TASK OBJECTIVE: Pictures in the data should be dropped; transcribe exactly the lines from the one that has "Generate a standalone" through the one that has "scale(0.95 1) translate(-335".

(Lines of data)
********

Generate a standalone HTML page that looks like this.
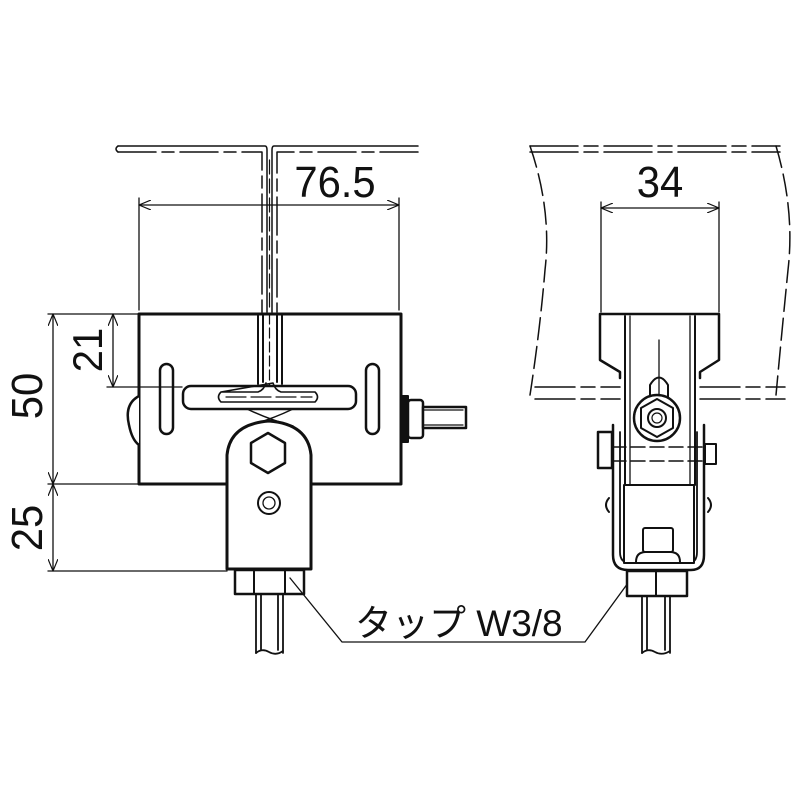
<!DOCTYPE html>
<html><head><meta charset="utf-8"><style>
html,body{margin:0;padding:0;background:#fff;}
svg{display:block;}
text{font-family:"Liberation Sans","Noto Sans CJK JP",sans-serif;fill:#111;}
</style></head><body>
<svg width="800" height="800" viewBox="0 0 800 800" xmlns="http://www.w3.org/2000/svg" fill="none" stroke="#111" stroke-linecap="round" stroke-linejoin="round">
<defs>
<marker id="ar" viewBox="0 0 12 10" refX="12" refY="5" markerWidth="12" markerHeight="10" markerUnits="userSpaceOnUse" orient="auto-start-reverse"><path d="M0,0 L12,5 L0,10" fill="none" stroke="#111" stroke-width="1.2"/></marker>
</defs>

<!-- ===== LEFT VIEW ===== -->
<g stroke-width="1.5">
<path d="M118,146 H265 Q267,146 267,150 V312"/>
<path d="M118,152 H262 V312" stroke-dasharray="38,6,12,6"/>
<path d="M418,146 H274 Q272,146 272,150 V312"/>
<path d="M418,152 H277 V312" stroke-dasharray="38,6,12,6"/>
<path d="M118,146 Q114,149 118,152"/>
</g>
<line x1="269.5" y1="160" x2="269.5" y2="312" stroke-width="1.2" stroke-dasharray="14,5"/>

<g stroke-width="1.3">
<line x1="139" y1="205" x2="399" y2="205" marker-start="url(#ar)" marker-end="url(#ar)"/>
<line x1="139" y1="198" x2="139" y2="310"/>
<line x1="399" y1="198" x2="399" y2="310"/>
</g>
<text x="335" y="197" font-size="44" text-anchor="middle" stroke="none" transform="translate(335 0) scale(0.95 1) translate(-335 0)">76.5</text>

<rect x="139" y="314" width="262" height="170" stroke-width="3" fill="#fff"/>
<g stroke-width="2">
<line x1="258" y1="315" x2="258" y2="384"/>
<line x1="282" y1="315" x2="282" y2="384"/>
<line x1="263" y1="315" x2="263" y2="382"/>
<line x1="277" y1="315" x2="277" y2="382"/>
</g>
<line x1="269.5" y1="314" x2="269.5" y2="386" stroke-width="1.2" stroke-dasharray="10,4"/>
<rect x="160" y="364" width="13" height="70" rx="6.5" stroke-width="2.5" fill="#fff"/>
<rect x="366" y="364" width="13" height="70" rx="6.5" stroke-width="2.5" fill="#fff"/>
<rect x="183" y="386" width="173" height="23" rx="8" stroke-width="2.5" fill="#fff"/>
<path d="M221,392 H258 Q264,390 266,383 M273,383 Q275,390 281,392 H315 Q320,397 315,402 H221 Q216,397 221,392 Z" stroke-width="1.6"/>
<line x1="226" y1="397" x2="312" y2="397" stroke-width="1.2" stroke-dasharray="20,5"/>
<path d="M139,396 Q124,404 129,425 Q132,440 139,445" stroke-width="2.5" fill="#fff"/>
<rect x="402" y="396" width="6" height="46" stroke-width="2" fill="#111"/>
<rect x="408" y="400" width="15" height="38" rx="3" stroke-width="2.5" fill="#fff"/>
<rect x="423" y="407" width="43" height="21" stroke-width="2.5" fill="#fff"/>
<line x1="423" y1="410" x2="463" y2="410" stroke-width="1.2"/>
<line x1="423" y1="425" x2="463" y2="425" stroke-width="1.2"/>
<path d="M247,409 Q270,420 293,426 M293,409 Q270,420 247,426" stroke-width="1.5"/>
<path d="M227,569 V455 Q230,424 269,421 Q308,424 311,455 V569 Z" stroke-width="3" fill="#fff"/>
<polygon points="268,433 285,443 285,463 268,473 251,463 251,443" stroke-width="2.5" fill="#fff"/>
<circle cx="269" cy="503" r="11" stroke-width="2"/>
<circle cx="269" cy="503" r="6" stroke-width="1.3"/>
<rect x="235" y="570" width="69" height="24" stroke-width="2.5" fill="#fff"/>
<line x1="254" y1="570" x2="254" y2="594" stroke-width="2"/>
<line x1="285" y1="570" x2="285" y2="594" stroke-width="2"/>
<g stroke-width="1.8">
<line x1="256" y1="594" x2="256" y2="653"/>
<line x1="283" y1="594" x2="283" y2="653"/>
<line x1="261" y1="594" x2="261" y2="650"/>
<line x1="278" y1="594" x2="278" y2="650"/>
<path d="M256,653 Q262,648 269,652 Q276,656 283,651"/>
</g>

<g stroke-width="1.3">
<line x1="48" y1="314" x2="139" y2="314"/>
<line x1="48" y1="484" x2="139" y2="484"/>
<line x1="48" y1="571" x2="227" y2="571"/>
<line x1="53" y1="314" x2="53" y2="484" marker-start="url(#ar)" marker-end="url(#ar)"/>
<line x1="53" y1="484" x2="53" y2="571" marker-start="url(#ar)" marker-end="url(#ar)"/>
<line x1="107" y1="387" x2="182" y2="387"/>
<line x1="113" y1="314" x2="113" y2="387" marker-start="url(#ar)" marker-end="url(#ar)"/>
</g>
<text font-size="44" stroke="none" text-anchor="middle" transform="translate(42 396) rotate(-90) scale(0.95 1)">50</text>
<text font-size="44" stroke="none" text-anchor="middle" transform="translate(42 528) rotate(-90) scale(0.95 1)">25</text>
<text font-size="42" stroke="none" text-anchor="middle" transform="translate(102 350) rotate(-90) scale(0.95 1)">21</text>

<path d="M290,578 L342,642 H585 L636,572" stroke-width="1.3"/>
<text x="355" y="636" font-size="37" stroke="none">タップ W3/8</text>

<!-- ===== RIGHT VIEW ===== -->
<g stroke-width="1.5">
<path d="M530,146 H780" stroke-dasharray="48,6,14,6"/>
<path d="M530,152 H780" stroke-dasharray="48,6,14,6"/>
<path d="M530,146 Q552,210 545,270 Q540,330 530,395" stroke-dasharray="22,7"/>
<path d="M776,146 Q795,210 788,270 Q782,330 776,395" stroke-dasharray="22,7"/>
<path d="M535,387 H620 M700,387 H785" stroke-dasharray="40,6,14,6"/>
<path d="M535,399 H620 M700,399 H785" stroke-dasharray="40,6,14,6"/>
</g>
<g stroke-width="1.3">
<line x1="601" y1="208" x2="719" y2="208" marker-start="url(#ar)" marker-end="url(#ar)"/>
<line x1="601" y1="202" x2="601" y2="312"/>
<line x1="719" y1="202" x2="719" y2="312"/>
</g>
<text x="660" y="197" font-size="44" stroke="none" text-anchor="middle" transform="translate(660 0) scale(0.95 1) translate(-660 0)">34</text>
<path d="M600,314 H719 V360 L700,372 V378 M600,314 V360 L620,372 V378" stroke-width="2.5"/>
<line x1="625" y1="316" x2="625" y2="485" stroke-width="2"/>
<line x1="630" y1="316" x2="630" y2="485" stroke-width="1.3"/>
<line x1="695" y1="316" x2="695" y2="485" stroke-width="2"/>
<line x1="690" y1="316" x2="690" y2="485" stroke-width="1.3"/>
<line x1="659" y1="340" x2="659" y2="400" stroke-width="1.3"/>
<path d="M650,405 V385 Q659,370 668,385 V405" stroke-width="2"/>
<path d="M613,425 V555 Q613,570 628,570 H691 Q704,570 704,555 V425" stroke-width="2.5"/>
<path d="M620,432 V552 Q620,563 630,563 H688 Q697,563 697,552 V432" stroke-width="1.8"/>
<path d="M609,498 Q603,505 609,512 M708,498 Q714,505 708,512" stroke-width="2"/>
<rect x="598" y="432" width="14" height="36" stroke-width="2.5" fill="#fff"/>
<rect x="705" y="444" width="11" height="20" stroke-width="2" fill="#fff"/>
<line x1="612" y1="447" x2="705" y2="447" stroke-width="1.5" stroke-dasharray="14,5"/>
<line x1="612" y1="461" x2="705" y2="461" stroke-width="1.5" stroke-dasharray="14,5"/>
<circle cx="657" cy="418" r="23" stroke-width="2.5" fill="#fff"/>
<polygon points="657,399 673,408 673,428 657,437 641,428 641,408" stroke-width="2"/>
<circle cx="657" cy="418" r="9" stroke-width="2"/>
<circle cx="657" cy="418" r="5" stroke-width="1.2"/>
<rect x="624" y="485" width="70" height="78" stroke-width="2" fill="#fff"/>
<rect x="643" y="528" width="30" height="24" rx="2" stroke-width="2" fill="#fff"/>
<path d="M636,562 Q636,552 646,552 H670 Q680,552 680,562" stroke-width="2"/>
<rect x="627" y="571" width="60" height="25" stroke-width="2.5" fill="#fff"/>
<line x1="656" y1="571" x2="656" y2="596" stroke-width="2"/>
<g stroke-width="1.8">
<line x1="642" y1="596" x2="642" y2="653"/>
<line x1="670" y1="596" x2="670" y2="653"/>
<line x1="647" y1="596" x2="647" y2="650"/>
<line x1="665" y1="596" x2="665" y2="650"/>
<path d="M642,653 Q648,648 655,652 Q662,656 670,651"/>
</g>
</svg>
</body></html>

********

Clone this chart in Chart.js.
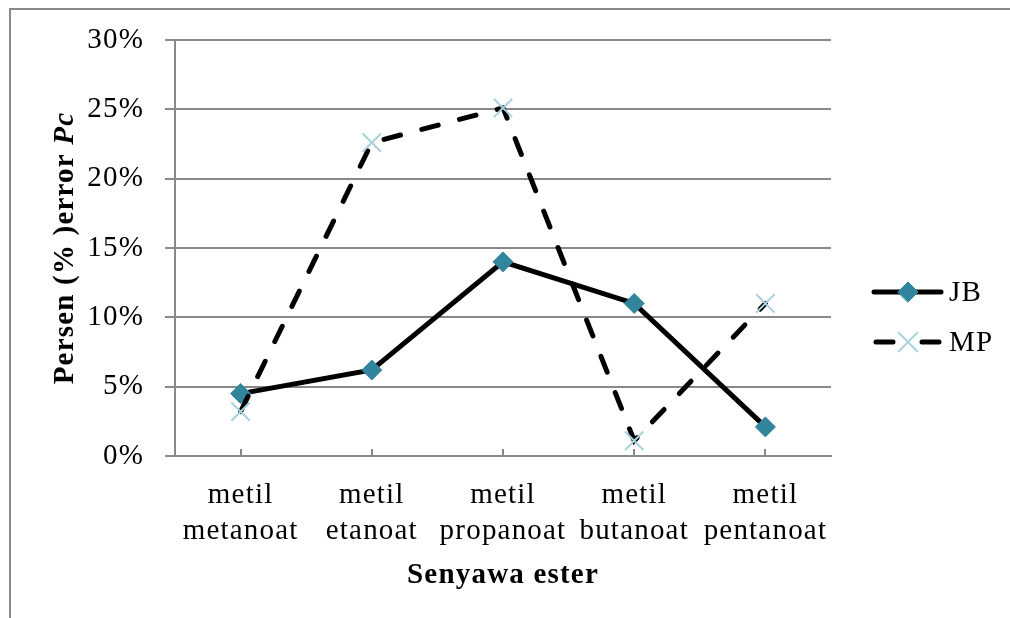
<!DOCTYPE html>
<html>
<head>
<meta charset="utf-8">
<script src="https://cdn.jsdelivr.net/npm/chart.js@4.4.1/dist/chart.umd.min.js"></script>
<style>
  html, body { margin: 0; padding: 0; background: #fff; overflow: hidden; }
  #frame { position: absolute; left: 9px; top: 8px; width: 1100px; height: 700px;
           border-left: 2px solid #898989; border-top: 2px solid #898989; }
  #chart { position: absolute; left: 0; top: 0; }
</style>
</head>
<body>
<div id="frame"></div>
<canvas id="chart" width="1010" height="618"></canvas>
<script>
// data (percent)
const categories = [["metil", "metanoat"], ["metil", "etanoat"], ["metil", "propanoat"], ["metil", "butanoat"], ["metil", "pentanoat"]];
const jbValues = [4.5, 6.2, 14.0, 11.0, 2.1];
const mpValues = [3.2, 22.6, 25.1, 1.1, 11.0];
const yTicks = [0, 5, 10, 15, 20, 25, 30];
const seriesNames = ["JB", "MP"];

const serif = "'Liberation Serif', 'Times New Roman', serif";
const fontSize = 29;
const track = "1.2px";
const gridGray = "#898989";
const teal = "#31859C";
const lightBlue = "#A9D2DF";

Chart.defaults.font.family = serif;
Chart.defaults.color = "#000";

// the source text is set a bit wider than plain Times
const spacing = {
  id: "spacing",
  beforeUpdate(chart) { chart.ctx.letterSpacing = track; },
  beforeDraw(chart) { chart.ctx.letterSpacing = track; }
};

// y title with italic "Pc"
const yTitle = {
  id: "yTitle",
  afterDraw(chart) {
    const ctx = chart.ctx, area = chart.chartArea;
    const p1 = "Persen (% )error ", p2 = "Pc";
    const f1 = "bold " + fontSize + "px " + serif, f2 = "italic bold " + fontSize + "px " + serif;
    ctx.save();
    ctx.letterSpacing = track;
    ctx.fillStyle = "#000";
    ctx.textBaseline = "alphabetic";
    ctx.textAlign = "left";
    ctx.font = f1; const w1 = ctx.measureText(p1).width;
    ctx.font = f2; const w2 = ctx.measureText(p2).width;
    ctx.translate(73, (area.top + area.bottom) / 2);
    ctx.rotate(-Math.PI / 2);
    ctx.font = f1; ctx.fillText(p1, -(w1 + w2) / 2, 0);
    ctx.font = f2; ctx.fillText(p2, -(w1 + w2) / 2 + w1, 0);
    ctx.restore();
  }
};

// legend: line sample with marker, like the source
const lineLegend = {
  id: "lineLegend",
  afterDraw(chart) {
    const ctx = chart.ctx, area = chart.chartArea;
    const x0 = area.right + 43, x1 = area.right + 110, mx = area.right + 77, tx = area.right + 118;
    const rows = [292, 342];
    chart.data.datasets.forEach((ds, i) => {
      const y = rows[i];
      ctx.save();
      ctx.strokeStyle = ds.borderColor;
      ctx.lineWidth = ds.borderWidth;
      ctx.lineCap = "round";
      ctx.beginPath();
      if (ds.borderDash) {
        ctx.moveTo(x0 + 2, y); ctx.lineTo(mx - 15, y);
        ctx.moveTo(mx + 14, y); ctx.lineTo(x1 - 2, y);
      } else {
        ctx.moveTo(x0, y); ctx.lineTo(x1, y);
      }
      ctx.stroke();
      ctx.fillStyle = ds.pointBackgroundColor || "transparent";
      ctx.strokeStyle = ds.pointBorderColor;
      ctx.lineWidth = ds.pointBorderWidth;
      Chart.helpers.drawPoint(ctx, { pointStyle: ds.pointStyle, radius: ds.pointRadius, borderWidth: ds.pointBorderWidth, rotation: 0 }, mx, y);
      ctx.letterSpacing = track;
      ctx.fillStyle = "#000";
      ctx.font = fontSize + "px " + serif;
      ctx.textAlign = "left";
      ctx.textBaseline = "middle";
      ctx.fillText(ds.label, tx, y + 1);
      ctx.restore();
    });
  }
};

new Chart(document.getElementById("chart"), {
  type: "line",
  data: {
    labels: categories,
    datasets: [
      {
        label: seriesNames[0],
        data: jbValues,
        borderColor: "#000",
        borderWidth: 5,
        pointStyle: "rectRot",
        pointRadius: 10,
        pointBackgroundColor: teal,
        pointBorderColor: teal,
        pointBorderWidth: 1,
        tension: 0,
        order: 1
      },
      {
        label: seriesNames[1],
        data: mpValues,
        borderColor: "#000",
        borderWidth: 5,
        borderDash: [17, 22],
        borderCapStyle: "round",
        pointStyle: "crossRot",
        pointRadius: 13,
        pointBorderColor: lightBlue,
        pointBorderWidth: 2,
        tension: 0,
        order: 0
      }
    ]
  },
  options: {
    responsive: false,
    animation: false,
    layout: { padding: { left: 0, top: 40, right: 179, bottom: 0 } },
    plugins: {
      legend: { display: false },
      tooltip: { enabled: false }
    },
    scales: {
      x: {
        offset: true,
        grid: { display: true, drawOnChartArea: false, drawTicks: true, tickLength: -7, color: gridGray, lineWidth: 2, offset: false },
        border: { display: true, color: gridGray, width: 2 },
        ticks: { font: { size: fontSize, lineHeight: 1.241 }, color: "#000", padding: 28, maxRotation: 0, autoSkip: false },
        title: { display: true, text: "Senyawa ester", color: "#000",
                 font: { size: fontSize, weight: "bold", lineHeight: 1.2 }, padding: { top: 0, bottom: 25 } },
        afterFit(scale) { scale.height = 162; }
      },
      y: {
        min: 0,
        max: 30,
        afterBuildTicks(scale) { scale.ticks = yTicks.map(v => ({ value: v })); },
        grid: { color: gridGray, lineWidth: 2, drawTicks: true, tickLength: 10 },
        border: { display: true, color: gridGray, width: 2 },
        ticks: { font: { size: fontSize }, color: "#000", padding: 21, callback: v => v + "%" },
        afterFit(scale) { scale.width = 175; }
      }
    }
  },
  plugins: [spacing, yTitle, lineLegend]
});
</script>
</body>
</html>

********

WORKED SOLUTION:
Generate a standalone HTML page that looks like this.
<!DOCTYPE html>
<html><head><meta charset="utf-8"><style>
html,body{margin:0;padding:0;background:#fff;}
svg{display:block;}
text{font-family:"Liberation Sans","Noto Sans CJK JP",sans-serif;fill:#111;}
</style></head><body>
<svg width="800" height="800" viewBox="0 0 800 800" xmlns="http://www.w3.org/2000/svg" fill="none" stroke="#111" stroke-linecap="round" stroke-linejoin="round">
<defs>
<marker id="ar" viewBox="0 0 12 10" refX="12" refY="5" markerWidth="12" markerHeight="10" markerUnits="userSpaceOnUse" orient="auto-start-reverse"><path d="M0,0 L12,5 L0,10" fill="none" stroke="#111" stroke-width="1.2"/></marker>
</defs>

<!-- ===== LEFT VIEW ===== -->
<g stroke-width="1.5">
<path d="M118,146 H265 Q267,146 267,150 V312"/>
<path d="M118,152 H262 V312" stroke-dasharray="38,6,12,6"/>
<path d="M418,146 H274 Q272,146 272,150 V312"/>
<path d="M418,152 H277 V312" stroke-dasharray="38,6,12,6"/>
<path d="M118,146 Q114,149 118,152"/>
</g>
<line x1="269.5" y1="160" x2="269.5" y2="312" stroke-width="1.2" stroke-dasharray="14,5"/>

<g stroke-width="1.3">
<line x1="139" y1="205" x2="399" y2="205" marker-start="url(#ar)" marker-end="url(#ar)"/>
<line x1="139" y1="198" x2="139" y2="310"/>
<line x1="399" y1="198" x2="399" y2="310"/>
</g>
<text x="335" y="197" font-size="44" text-anchor="middle" stroke="none" transform="translate(335 0) scale(0.95 1) translate(-335 0)">76.5</text>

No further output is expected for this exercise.